● **Dataset content**
+ + + + +

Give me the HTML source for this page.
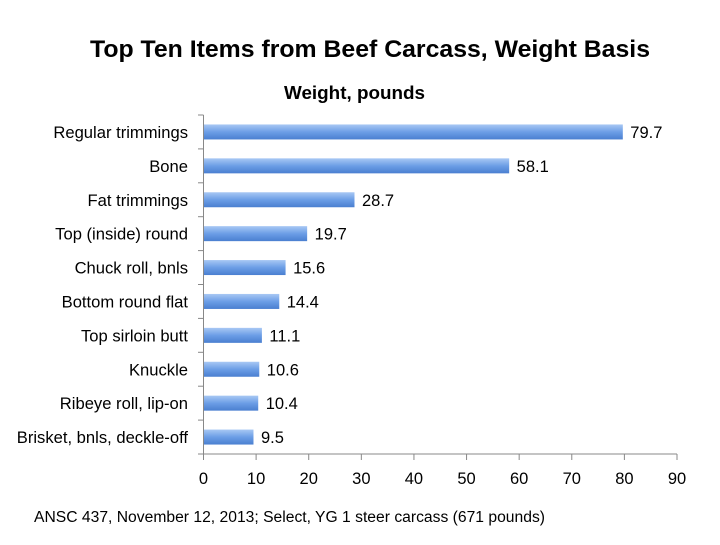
<!DOCTYPE html>
<html><head><meta charset="utf-8"><style>
body{margin:0;background:#fff;}
svg text{font-family:"Liberation Sans",sans-serif;fill:#000;}
</style></head><body>
<svg width="720" height="540" xmlns="http://www.w3.org/2000/svg">
<defs><linearGradient id="g" x1="0" y1="0" x2="0" y2="1">
<stop offset="0" stop-color="#a8c8f4"/><stop offset="0.5" stop-color="#6c9ee6"/><stop offset="1" stop-color="#4a7fd0"/></linearGradient></defs>
<text x="370" y="57" font-size="24.5" font-weight="bold" text-anchor="middle" textLength="560" lengthAdjust="spacingAndGlyphs">Top Ten Items from Beef Carcass, Weight Basis</text>
<text x="354.5" y="99" font-size="18" font-weight="bold" text-anchor="middle" textLength="141" lengthAdjust="spacingAndGlyphs">Weight, pounds</text>
<g id="bars"></g>
<line x1="203.5" y1="115" x2="203.5" y2="454" stroke="#888" stroke-width="1"/>
<line x1="203.5" y1="454" x2="677" y2="454" stroke="#888" stroke-width="1"/>
<text x="34" y="522" font-size="15.5" textLength="511" lengthAdjust="spacingAndGlyphs">ANSC 437, November 12, 2013; Select, YG 1 steer carcass (671 pounds)</text>
</svg>
<script>
var d=[["Regular trimmings",79.7],["Bone",58.1],["Fat trimmings",28.7],["Top (inside) round",19.7],["Chuck roll, bnls",15.6],["Bottom round flat",14.4],["Top sirloin butt",11.1],["Knuckle",10.6],["Ribeye roll, lip-on",10.4],["Brisket, bnls, deckle-off",9.5]];
var s="",u=473.5/90,h=33.9;
for(var i=0;i<10;i++){var c=115+h*(i+0.5),w=d[i][1]*u;
s+='<rect x="203.5" y="'+(c-7.5)+'" width="'+w+'" height="15" fill="url(#g)"/>';
s+='<text x="'+(211+w)+'" y="'+(c+6)+'" font-size="16.5">'+d[i][1].toFixed(1)+'</text>';
s+='<text x="188" y="'+(c+6)+'" font-size="16.6" text-anchor="end">'+d[i][0]+'</text>';}
for(var i=0;i<=10;i++){var y=115+h*i;s+='<line x1="198" y1="'+y+'" x2="203.5" y2="'+y+'" stroke="#888"/>';}
for(var k=0;k<=9;k++){var x=203.5+k*10*u;s+='<line x1="'+x+'" y1="454" x2="'+x+'" y2="460" stroke="#888"/><text x="'+x+'" y="484" font-size="16.5" text-anchor="middle">'+k*10+'</text>';}
document.getElementById("bars").innerHTML=s;
</script>
</body></html>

+ + + + +

● **Task goal**
Send back the data above word for word, with the pictures left out.

● **Output for this exercise**
Give me the HTML source for this page.
<!DOCTYPE html>
<html><head><meta charset="utf-8"><style>
body{margin:0;background:#fff;}
svg text{font-family:"Liberation Sans",sans-serif;fill:#000;}
</style></head><body>
<svg width="720" height="540" xmlns="http://www.w3.org/2000/svg">
<defs><linearGradient id="g" x1="0" y1="0" x2="0" y2="1">
<stop offset="0" stop-color="#a8c8f4"/><stop offset="0.5" stop-color="#6c9ee6"/><stop offset="1" stop-color="#4a7fd0"/></linearGradient></defs>
<text x="370" y="57" font-size="24.5" font-weight="bold" text-anchor="middle" textLength="560" lengthAdjust="spacingAndGlyphs">Top Ten Items from Beef Carcass, Weight Basis</text>
<text x="354.5" y="99" font-size="18" font-weight="bold" text-anchor="middle" textLength="141" lengthAdjust="spacingAndGlyphs">Weight, pounds</text>
<g id="bars"></g>
<line x1="203.5" y1="115" x2="203.5" y2="454" stroke="#888" stroke-width="1"/>
<line x1="203.5" y1="454" x2="677" y2="454" stroke="#888" stroke-width="1"/>
<text x="34" y="522" font-size="15.5" textLength="511" lengthAdjust="spacingAndGlyphs">ANSC 437, November 12, 2013; Select, YG 1 steer carcass (671 pounds)</text>
</svg>
<script>
var d=[["Regular trimmings",79.7],["Bone",58.1],["Fat trimmings",28.7],["Top (inside) round",19.7],["Chuck roll, bnls",15.6],["Bottom round flat",14.4],["Top sirloin butt",11.1],["Knuckle",10.6],["Ribeye roll, lip-on",10.4],["Brisket, bnls, deckle-off",9.5]];
var s="",u=473.5/90,h=33.9;
for(var i=0;i<10;i++){var c=115+h*(i+0.5),w=d[i][1]*u;
s+='<rect x="203.5" y="'+(c-7.5)+'" width="'+w+'" height="15" fill="url(#g)"/>';
s+='<text x="'+(211+w)+'" y="'+(c+6)+'" font-size="16.5">'+d[i][1].toFixed(1)+'</text>';
s+='<text x="188" y="'+(c+6)+'" font-size="16.6" text-anchor="end">'+d[i][0]+'</text>';}
for(var i=0;i<=10;i++){var y=115+h*i;s+='<line x1="198" y1="'+y+'" x2="203.5" y2="'+y+'" stroke="#888"/>';}
for(var k=0;k<=9;k++){var x=203.5+k*10*u;s+='<line x1="'+x+'" y1="454" x2="'+x+'" y2="460" stroke="#888"/><text x="'+x+'" y="484" font-size="16.5" text-anchor="middle">'+k*10+'</text>';}
document.getElementById("bars").innerHTML=s;
</script>
</body></html>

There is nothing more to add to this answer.